**Goal:** Begin with the first line of the material and copy each line word for word through the line that contains "(0,0) rectangle (2239,790);"; the pictures are left out.

▶

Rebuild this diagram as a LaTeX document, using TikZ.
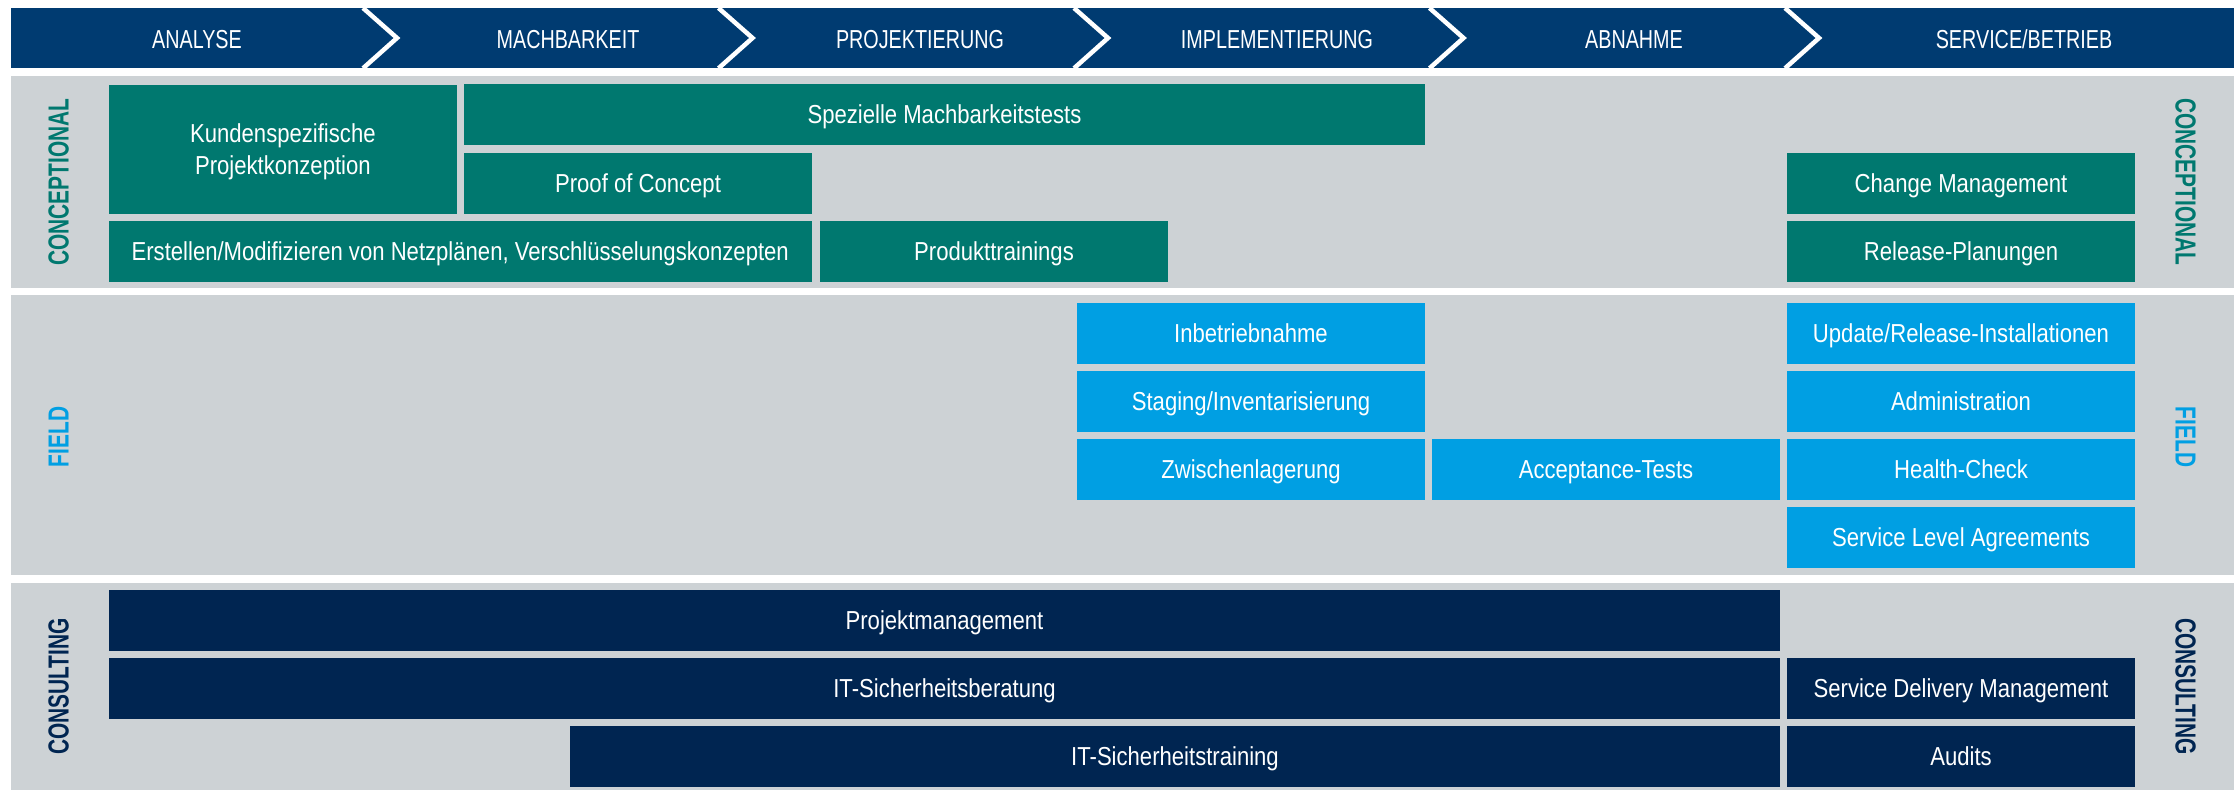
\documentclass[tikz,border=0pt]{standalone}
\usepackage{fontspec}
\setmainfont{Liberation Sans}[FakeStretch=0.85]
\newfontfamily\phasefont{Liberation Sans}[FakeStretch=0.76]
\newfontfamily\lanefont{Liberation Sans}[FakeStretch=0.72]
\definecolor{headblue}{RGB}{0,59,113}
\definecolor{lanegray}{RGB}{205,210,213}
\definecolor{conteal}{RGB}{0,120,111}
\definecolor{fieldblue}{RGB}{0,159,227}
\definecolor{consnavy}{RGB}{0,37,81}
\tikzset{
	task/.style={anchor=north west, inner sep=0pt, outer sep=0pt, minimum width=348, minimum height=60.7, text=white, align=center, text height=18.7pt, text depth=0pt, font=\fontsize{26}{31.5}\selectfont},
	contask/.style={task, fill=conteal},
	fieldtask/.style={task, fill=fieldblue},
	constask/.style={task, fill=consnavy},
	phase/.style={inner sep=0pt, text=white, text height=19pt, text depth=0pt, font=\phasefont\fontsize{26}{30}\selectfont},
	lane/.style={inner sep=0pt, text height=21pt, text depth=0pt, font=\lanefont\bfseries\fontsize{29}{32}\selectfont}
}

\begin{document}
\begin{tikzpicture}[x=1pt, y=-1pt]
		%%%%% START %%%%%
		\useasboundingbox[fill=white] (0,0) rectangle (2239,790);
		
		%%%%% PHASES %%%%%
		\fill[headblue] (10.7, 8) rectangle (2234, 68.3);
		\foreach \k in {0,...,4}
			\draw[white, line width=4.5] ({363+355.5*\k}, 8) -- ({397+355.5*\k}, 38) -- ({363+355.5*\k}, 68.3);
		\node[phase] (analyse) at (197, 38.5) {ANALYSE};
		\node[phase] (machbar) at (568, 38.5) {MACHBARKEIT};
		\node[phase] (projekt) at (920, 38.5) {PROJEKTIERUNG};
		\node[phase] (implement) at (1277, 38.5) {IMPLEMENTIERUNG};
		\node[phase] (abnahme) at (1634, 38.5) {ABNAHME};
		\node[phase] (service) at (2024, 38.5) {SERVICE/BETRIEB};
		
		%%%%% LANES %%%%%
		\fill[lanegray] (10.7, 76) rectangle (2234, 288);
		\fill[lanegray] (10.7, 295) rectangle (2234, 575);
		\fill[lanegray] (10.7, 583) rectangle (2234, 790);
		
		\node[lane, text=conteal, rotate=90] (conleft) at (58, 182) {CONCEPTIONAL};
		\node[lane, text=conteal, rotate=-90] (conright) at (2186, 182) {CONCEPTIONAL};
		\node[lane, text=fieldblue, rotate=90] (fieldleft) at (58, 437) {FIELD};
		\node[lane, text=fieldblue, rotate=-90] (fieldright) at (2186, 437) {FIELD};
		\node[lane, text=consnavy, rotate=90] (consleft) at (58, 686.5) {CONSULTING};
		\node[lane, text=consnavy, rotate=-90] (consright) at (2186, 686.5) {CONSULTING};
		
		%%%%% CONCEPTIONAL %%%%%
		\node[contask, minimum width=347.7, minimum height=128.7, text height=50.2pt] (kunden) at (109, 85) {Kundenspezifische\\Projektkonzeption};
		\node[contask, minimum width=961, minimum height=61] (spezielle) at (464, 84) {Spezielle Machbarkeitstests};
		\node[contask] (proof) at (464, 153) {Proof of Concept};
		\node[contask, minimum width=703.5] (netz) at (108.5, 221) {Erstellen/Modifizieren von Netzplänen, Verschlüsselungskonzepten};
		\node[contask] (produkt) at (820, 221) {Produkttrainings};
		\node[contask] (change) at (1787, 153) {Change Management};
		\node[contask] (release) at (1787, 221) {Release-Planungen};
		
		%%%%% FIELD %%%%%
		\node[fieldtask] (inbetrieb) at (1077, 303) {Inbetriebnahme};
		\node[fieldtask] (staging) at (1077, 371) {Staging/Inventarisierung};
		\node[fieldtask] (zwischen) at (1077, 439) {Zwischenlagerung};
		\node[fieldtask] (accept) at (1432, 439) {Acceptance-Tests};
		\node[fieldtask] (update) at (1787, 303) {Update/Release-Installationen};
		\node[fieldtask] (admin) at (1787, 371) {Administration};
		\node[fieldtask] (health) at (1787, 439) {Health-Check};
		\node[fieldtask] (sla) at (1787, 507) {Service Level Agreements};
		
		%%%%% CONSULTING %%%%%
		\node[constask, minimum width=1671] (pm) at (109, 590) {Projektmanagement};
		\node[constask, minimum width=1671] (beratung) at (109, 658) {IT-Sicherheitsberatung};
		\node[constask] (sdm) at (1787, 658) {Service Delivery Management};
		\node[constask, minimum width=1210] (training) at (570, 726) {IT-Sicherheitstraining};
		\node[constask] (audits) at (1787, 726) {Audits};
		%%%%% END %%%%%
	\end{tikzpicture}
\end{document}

◀

**Response to the exercise:**
Rebuild this diagram as a LaTeX document, using TikZ.
\documentclass[tikz,border=0pt]{standalone}
\usepackage{fontspec}
\setmainfont{Liberation Sans}[FakeStretch=0.85]
\newfontfamily\phasefont{Liberation Sans}[FakeStretch=0.76]
\newfontfamily\lanefont{Liberation Sans}[FakeStretch=0.72]
\definecolor{headblue}{RGB}{0,59,113}
\definecolor{lanegray}{RGB}{205,210,213}
\definecolor{conteal}{RGB}{0,120,111}
\definecolor{fieldblue}{RGB}{0,159,227}
\definecolor{consnavy}{RGB}{0,37,81}
\tikzset{
	task/.style={anchor=north west, inner sep=0pt, outer sep=0pt, minimum width=348, minimum height=60.7, text=white, align=center, text height=18.7pt, text depth=0pt, font=\fontsize{26}{31.5}\selectfont},
	contask/.style={task, fill=conteal},
	fieldtask/.style={task, fill=fieldblue},
	constask/.style={task, fill=consnavy},
	phase/.style={inner sep=0pt, text=white, text height=19pt, text depth=0pt, font=\phasefont\fontsize{26}{30}\selectfont},
	lane/.style={inner sep=0pt, text height=21pt, text depth=0pt, font=\lanefont\bfseries\fontsize{29}{32}\selectfont}
}

\begin{document}
\begin{tikzpicture}[x=1pt, y=-1pt]
		%%%%% START %%%%%
		\useasboundingbox[fill=white] (0,0) rectangle (2239,790);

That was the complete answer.